> _WHAT YOU SHOULD DO_
Output all the data exactly. Pictures do not belong in the copy.

> _COLLECTED DATA_
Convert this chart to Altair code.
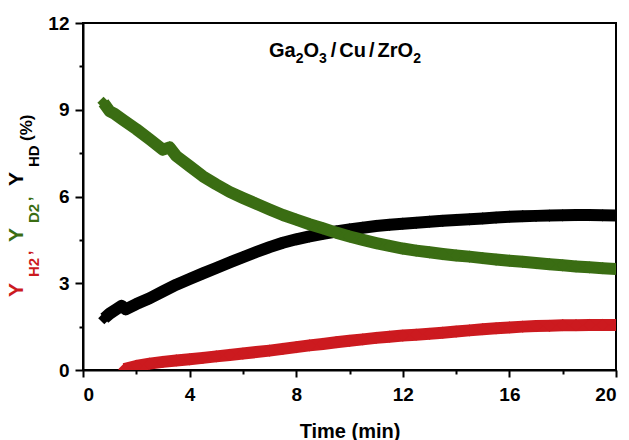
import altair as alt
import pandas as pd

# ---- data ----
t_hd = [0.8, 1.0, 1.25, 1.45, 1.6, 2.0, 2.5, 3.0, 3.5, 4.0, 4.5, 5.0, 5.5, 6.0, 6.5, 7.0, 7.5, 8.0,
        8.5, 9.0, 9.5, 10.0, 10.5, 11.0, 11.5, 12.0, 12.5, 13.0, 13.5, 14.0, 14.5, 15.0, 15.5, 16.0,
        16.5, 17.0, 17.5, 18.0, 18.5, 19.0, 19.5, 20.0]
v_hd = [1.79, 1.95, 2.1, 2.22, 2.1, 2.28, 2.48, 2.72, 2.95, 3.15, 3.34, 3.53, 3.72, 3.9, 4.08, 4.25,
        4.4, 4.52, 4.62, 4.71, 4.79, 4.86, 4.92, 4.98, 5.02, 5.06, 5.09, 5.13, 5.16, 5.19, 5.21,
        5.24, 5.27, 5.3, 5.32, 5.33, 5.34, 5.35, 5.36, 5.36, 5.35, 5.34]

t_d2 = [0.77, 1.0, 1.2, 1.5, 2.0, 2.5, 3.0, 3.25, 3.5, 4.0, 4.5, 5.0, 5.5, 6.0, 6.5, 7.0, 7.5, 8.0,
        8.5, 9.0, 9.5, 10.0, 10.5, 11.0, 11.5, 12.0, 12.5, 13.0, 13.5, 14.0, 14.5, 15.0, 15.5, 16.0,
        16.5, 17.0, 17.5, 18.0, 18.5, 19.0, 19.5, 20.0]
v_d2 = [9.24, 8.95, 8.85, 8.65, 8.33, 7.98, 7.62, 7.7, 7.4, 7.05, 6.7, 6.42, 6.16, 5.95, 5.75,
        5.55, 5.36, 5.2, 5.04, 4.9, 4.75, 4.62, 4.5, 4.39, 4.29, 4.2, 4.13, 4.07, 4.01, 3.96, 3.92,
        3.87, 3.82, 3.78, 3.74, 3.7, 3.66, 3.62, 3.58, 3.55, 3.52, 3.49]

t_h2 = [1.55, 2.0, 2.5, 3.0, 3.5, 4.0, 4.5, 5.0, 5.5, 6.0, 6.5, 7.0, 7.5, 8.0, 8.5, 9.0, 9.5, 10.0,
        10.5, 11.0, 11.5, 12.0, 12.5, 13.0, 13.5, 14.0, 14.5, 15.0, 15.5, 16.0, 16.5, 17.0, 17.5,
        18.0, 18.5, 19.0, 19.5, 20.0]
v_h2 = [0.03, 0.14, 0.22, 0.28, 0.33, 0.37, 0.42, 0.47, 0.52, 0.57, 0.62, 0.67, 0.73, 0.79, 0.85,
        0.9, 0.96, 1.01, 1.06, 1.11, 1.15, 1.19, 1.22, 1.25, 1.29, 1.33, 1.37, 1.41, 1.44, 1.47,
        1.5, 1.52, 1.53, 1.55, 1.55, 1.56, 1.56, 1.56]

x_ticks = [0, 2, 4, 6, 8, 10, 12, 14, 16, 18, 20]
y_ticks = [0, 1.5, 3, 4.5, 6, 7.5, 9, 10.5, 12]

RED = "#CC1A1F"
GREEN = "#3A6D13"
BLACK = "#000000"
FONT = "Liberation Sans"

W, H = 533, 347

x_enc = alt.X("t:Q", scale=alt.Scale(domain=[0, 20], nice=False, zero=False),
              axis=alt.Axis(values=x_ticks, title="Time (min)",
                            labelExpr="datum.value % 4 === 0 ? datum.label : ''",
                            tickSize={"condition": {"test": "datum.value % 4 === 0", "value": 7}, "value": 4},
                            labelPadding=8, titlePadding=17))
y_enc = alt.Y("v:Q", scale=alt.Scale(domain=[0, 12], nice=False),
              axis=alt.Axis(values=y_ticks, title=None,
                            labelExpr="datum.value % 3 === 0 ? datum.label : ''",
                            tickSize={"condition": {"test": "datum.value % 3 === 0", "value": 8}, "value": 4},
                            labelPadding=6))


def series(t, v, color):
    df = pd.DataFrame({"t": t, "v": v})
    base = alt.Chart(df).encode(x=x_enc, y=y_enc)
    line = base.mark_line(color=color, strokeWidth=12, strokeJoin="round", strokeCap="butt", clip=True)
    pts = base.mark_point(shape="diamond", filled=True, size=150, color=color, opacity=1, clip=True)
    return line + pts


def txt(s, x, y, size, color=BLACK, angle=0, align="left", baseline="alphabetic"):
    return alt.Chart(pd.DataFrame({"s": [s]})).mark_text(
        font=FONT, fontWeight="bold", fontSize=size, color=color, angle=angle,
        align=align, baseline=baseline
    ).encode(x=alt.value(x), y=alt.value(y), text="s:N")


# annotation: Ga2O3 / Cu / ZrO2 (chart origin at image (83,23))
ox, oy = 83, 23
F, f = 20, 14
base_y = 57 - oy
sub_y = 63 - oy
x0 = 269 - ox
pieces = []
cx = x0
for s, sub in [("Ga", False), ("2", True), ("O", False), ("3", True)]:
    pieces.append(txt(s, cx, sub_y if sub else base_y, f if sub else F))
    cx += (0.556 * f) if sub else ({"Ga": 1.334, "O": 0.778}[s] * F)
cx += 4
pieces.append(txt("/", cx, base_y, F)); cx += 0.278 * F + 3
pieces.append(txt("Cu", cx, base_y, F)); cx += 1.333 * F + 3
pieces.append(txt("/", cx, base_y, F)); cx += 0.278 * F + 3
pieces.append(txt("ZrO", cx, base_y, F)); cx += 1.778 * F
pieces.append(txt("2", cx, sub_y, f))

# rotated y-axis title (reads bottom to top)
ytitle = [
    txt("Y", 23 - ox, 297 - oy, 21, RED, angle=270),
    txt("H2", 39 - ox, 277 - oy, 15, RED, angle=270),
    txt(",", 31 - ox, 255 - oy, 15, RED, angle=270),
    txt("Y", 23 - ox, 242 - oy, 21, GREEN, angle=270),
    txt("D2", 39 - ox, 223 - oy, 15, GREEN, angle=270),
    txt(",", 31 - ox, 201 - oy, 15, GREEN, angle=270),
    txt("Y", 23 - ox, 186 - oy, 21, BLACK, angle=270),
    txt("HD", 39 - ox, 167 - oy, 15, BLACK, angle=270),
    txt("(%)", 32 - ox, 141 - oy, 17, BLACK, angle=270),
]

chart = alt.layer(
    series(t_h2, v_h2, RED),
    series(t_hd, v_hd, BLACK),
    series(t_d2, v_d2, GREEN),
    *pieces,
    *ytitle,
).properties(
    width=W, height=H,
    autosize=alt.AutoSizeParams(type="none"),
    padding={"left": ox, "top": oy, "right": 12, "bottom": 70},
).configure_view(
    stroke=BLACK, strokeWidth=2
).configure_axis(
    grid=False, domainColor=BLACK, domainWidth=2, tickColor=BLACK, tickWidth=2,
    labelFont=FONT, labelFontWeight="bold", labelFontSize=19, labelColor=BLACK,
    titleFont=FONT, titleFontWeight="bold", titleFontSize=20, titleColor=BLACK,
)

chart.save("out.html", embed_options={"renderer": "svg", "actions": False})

> _SOLUTION TO THIS EXERCISE_
Convert this chart to Altair code.
import altair as alt
import pandas as pd

# ---- data ----
t_hd = [0.8, 1.0, 1.25, 1.45, 1.6, 2.0, 2.5, 3.0, 3.5, 4.0, 4.5, 5.0, 5.5, 6.0, 6.5, 7.0, 7.5, 8.0,
        8.5, 9.0, 9.5, 10.0, 10.5, 11.0, 11.5, 12.0, 12.5, 13.0, 13.5, 14.0, 14.5, 15.0, 15.5, 16.0,
        16.5, 17.0, 17.5, 18.0, 18.5, 19.0, 19.5, 20.0]
v_hd = [1.79, 1.95, 2.1, 2.22, 2.1, 2.28, 2.48, 2.72, 2.95, 3.15, 3.34, 3.53, 3.72, 3.9, 4.08, 4.25,
        4.4, 4.52, 4.62, 4.71, 4.79, 4.86, 4.92, 4.98, 5.02, 5.06, 5.09, 5.13, 5.16, 5.19, 5.21,
        5.24, 5.27, 5.3, 5.32, 5.33, 5.34, 5.35, 5.36, 5.36, 5.35, 5.34]

t_d2 = [0.77, 1.0, 1.2, 1.5, 2.0, 2.5, 3.0, 3.25, 3.5, 4.0, 4.5, 5.0, 5.5, 6.0, 6.5, 7.0, 7.5, 8.0,
        8.5, 9.0, 9.5, 10.0, 10.5, 11.0, 11.5, 12.0, 12.5, 13.0, 13.5, 14.0, 14.5, 15.0, 15.5, 16.0,
        16.5, 17.0, 17.5, 18.0, 18.5, 19.0, 19.5, 20.0]
v_d2 = [9.24, 8.95, 8.85, 8.65, 8.33, 7.98, 7.62, 7.7, 7.4, 7.05, 6.7, 6.42, 6.16, 5.95, 5.75,
        5.55, 5.36, 5.2, 5.04, 4.9, 4.75, 4.62, 4.5, 4.39, 4.29, 4.2, 4.13, 4.07, 4.01, 3.96, 3.92,
        3.87, 3.82, 3.78, 3.74, 3.7, 3.66, 3.62, 3.58, 3.55, 3.52, 3.49]

t_h2 = [1.55, 2.0, 2.5, 3.0, 3.5, 4.0, 4.5, 5.0, 5.5, 6.0, 6.5, 7.0, 7.5, 8.0, 8.5, 9.0, 9.5, 10.0,
        10.5, 11.0, 11.5, 12.0, 12.5, 13.0, 13.5, 14.0, 14.5, 15.0, 15.5, 16.0, 16.5, 17.0, 17.5,
        18.0, 18.5, 19.0, 19.5, 20.0]
v_h2 = [0.03, 0.14, 0.22, 0.28, 0.33, 0.37, 0.42, 0.47, 0.52, 0.57, 0.62, 0.67, 0.73, 0.79, 0.85,
        0.9, 0.96, 1.01, 1.06, 1.11, 1.15, 1.19, 1.22, 1.25, 1.29, 1.33, 1.37, 1.41, 1.44, 1.47,
        1.5, 1.52, 1.53, 1.55, 1.55, 1.56, 1.56, 1.56]

x_ticks = [0, 2, 4, 6, 8, 10, 12, 14, 16, 18, 20]
y_ticks = [0, 1.5, 3, 4.5, 6, 7.5, 9, 10.5, 12]

RED = "#CC1A1F"
GREEN = "#3A6D13"
BLACK = "#000000"
FONT = "Liberation Sans"

W, H = 533, 347

x_enc = alt.X("t:Q", scale=alt.Scale(domain=[0, 20], nice=False, zero=False),
              axis=alt.Axis(values=x_ticks, title="Time (min)",
                            labelExpr="datum.value % 4 === 0 ? datum.label : ''",
                            tickSize={"condition": {"test": "datum.value % 4 === 0", "value": 7}, "value": 4},
                            labelPadding=8, titlePadding=17))
y_enc = alt.Y("v:Q", scale=alt.Scale(domain=[0, 12], nice=False),
              axis=alt.Axis(values=y_ticks, title=None,
                            labelExpr="datum.value % 3 === 0 ? datum.label : ''",
                            tickSize={"condition": {"test": "datum.value % 3 === 0", "value": 8}, "value": 4},
                            labelPadding=6))


def series(t, v, color):
    df = pd.DataFrame({"t": t, "v": v})
    base = alt.Chart(df).encode(x=x_enc, y=y_enc)
    line = base.mark_line(color=color, strokeWidth=12, strokeJoin="round", strokeCap="butt", clip=True)
    pts = base.mark_point(shape="diamond", filled=True, size=150, color=color, opacity=1, clip=True)
    return line + pts


def txt(s, x, y, size, color=BLACK, angle=0, align="left", baseline="alphabetic"):
    return alt.Chart(pd.DataFrame({"s": [s]})).mark_text(
        font=FONT, fontWeight="bold", fontSize=size, color=color, angle=angle,
        align=align, baseline=baseline
    ).encode(x=alt.value(x), y=alt.value(y), text="s:N")


# annotation: Ga2O3 / Cu / ZrO2 (chart origin at image (83,23))
ox, oy = 83, 23
F, f = 20, 14
base_y = 57 - oy
sub_y = 63 - oy
x0 = 269 - ox
pieces = []
cx = x0
for s, sub in [("Ga", False), ("2", True), ("O", False), ("3", True)]:
    pieces.append(txt(s, cx, sub_y if sub else base_y, f if sub else F))
    cx += (0.556 * f) if sub else ({"Ga": 1.334, "O": 0.778}[s] * F)
cx += 4
pieces.append(txt("/", cx, base_y, F)); cx += 0.278 * F + 3
pieces.append(txt("Cu", cx, base_y, F)); cx += 1.333 * F + 3
pieces.append(txt("/", cx, base_y, F)); cx += 0.278 * F + 3
pieces.append(txt("ZrO", cx, base_y, F)); cx += 1.778 * F
pieces.append(txt("2", cx, sub_y, f))

# rotated y-axis title (reads bottom to top)
ytitle = [
    txt("Y", 23 - ox, 297 - oy, 21, RED, angle=270),
    txt("H2", 39 - ox, 277 - oy, 15, RED, angle=270),
    txt(",", 31 - ox, 255 - oy, 15, RED, angle=270),
    txt("Y", 23 - ox, 242 - oy, 21, GREEN, angle=270),
    txt("D2", 39 - ox, 223 - oy, 15, GREEN, angle=270),
    txt(",", 31 - ox, 201 - oy, 15, GREEN, angle=270),
    txt("Y", 23 - ox, 186 - oy, 21, BLACK, angle=270),
    txt("HD", 39 - ox, 167 - oy, 15, BLACK, angle=270),
    txt("(%)", 32 - ox, 141 - oy, 17, BLACK, angle=270),
]

chart = alt.layer(
    series(t_h2, v_h2, RED),
    series(t_hd, v_hd, BLACK),
    series(t_d2, v_d2, GREEN),
    *pieces,
    *ytitle,
).properties(
    width=W, height=H,
    autosize=alt.AutoSizeParams(type="none"),
    padding={"left": ox, "top": oy, "right": 12, "bottom": 70},
).configure_view(
    stroke=BLACK, strokeWidth=2
).configure_axis(
    grid=False, domainColor=BLACK, domainWidth=2, tickColor=BLACK, tickWidth=2,
    labelFont=FONT, labelFontWeight="bold", labelFontSize=19, labelColor=BLACK,
    titleFont=FONT, titleFontWeight="bold", titleFontSize=20, titleColor=BLACK,
)

chart.save("out.html", embed_options={"renderer": "svg", "actions": False})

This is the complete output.